Of course, his definition has now become almost as famous as it is erroneous. Yet that fame could mistakenly lead one to think that this was an early example of Dawkins’ departure from science into the world of atheistic diatribe; it absolutely is not. It is merely an example that he used to illustrate his innovative idea on the transmission of information. Of course, subsequent decades of works on memetics have proved fruitless, and it is now abandoned as a serious line of enquiry by all but a vocal minority (here, I think of Susan Blackmore). If this surprises you, I would point you to the last ever edition of the journal of memetics where the situation was summed up quite nicely.
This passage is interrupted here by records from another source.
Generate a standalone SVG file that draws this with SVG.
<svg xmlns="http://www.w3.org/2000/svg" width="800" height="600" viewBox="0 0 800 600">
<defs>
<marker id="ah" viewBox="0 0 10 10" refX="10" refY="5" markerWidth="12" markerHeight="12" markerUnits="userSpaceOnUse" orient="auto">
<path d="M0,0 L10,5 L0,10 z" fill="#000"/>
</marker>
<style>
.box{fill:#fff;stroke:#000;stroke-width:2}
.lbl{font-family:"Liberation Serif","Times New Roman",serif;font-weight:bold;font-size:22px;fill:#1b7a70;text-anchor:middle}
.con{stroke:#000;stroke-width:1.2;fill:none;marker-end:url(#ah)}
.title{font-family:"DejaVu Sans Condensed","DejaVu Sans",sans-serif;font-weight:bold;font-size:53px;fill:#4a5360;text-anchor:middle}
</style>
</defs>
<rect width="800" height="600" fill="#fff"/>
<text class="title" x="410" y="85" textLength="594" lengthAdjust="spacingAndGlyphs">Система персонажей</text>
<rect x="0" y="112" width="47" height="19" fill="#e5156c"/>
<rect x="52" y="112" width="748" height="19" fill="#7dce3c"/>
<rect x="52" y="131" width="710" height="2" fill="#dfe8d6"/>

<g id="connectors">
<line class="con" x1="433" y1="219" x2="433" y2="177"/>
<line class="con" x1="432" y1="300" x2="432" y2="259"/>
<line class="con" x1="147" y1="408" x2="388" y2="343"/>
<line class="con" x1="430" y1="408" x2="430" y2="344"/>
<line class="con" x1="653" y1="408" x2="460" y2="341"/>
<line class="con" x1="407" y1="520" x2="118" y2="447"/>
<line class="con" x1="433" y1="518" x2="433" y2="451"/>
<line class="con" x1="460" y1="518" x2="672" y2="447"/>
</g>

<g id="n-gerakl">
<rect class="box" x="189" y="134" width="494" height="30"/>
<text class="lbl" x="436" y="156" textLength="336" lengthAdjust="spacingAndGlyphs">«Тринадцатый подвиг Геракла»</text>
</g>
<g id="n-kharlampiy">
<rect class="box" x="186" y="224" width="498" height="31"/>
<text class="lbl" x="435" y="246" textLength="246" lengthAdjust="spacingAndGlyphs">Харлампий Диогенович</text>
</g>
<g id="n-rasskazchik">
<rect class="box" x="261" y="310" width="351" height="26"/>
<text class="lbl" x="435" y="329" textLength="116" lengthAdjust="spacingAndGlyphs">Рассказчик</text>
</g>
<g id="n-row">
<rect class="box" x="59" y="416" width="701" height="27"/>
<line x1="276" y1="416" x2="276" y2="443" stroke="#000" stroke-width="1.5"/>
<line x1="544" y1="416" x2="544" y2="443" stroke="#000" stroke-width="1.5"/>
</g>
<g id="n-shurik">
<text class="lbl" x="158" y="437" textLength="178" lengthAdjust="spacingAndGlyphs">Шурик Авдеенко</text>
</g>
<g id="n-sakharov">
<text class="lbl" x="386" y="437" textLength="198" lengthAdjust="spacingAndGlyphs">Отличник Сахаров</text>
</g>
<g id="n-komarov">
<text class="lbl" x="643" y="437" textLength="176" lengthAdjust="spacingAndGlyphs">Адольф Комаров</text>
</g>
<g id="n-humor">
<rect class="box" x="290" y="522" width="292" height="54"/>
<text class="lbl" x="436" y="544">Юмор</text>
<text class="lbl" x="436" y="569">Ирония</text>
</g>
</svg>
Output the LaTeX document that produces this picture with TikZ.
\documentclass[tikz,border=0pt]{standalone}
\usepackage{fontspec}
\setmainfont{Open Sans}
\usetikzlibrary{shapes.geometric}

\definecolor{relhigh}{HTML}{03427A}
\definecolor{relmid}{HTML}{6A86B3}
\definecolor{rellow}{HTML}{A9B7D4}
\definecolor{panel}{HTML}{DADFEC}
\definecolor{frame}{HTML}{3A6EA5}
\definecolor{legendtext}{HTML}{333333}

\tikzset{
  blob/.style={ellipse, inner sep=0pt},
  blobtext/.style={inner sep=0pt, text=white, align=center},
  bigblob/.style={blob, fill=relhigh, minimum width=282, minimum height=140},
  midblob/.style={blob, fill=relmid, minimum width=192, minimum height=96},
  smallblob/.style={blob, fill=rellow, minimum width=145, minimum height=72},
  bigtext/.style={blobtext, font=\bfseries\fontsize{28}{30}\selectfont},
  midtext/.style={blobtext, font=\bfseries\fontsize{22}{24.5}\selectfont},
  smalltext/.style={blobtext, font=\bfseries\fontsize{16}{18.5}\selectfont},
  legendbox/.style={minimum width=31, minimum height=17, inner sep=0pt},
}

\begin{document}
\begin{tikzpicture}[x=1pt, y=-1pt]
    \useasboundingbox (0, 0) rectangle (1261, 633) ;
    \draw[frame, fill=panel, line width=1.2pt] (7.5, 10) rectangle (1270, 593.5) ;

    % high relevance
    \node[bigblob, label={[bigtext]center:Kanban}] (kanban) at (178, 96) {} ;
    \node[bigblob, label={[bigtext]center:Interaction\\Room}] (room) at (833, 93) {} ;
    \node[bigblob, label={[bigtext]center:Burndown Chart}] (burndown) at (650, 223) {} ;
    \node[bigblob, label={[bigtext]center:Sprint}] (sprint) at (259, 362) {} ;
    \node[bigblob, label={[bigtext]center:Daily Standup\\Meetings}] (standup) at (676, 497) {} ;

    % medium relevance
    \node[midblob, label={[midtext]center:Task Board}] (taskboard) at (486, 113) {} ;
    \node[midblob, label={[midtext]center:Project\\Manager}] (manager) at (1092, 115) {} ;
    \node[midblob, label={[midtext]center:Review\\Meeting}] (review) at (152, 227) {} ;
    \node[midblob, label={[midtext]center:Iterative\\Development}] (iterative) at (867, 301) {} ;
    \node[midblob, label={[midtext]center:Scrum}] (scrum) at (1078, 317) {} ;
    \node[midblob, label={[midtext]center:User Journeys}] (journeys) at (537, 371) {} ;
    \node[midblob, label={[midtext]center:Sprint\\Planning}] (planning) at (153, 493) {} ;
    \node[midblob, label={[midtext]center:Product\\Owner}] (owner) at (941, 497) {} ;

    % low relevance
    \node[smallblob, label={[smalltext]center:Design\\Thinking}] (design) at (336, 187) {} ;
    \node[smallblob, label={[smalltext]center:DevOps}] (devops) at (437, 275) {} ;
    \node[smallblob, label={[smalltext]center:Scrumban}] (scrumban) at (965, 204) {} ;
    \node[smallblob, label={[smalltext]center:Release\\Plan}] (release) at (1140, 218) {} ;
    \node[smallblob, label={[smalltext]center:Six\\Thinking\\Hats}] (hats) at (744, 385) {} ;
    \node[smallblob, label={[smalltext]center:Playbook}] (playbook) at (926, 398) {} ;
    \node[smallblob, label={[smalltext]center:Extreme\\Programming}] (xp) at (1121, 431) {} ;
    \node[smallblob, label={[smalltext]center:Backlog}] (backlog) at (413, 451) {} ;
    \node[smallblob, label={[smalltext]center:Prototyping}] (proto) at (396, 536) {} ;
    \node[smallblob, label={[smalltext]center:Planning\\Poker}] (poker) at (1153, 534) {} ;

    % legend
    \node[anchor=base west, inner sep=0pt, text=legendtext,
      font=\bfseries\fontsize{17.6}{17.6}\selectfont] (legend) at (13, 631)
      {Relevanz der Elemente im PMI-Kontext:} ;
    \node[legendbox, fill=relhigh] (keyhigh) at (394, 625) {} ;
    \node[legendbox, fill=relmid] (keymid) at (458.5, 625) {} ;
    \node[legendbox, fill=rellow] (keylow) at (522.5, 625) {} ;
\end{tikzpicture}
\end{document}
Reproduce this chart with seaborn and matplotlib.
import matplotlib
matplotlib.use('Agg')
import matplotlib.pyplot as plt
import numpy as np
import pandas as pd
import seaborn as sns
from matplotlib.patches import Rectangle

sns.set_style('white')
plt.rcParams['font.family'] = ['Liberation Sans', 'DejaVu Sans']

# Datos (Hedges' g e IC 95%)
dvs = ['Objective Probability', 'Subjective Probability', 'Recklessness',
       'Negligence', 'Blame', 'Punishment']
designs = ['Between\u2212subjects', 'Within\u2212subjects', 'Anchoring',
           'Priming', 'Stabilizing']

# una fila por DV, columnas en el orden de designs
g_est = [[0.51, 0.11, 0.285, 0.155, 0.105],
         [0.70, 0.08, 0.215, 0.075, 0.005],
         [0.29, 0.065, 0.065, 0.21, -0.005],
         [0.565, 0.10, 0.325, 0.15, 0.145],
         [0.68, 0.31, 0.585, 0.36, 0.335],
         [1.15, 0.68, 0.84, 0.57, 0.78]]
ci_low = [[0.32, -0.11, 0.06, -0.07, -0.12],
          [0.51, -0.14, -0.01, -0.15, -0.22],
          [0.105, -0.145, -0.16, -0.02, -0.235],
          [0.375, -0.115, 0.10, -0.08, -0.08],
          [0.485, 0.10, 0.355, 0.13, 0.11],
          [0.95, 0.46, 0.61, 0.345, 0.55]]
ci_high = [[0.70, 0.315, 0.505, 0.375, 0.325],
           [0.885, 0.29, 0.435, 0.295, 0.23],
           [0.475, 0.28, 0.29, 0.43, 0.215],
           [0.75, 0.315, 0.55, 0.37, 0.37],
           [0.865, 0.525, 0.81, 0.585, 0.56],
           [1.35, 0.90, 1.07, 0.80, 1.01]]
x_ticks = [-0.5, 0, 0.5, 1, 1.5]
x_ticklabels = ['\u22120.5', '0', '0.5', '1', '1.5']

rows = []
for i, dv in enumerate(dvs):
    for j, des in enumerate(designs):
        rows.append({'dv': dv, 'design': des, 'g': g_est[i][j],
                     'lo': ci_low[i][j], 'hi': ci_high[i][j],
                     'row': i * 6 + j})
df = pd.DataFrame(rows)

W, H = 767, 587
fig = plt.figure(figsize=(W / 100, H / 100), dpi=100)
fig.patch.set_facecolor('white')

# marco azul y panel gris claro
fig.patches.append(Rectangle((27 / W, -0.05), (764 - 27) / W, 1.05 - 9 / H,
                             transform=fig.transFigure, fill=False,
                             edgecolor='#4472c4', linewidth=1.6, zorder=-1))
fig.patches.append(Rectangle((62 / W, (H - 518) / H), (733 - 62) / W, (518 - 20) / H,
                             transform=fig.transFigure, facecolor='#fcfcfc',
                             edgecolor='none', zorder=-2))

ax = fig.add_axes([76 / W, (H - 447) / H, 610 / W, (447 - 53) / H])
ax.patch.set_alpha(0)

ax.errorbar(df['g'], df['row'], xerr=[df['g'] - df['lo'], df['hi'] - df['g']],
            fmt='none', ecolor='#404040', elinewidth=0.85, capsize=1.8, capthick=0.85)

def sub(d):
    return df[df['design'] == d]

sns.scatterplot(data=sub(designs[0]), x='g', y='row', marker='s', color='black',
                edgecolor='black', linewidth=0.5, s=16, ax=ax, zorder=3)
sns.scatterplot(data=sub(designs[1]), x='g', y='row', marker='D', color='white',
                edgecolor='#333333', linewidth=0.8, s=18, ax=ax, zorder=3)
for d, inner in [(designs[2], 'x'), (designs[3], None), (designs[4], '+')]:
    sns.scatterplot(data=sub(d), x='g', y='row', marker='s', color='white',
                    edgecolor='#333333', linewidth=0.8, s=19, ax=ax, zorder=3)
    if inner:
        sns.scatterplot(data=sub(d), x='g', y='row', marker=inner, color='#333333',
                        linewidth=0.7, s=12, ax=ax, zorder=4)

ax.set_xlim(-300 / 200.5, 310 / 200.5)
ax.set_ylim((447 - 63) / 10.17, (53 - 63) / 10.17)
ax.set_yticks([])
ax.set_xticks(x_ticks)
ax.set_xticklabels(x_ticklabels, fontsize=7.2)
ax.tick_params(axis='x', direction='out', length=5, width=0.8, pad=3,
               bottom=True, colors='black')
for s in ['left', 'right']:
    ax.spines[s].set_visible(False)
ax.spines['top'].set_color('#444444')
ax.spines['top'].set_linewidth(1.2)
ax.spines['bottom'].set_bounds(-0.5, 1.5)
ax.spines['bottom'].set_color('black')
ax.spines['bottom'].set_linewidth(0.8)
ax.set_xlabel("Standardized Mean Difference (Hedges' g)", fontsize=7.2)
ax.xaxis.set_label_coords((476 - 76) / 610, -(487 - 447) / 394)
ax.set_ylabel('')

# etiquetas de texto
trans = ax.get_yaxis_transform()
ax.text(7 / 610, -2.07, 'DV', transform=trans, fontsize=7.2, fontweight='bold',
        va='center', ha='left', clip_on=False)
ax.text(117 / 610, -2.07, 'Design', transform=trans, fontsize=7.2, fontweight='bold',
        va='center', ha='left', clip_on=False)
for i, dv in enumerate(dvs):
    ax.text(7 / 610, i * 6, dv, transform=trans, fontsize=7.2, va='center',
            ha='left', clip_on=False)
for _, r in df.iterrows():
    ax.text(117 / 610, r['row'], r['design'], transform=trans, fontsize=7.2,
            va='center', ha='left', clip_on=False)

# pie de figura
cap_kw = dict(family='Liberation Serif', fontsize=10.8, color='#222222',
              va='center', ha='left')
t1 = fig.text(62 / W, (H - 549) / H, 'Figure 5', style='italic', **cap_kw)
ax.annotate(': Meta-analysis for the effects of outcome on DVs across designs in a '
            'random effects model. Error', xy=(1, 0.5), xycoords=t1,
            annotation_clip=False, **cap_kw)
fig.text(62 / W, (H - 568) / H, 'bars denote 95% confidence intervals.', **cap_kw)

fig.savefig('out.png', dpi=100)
Following on from this, Dawkins looks at game theory which may seem out of place in a biology book, but which serves as a useful introduction to anyone who has not encountered it before. The book concludes with an additional chapter not included in the original edition. It is a concise summary of the follow-up book, The Extended Phenotype. It’s not an extract for a sequel, which I have seen in some publications, but it serves the same purpose, as an advert for the reader to make a further purchase. In this respect, it is quite successful, as it is as immensely fascinating as the rest of The Selfish Gene.
Though some of its ideas have now had severe doubt cast upon them, The Selfish Gene still stands as a wonderful pop science book on biology, and I would recommend it to anyone interested in science.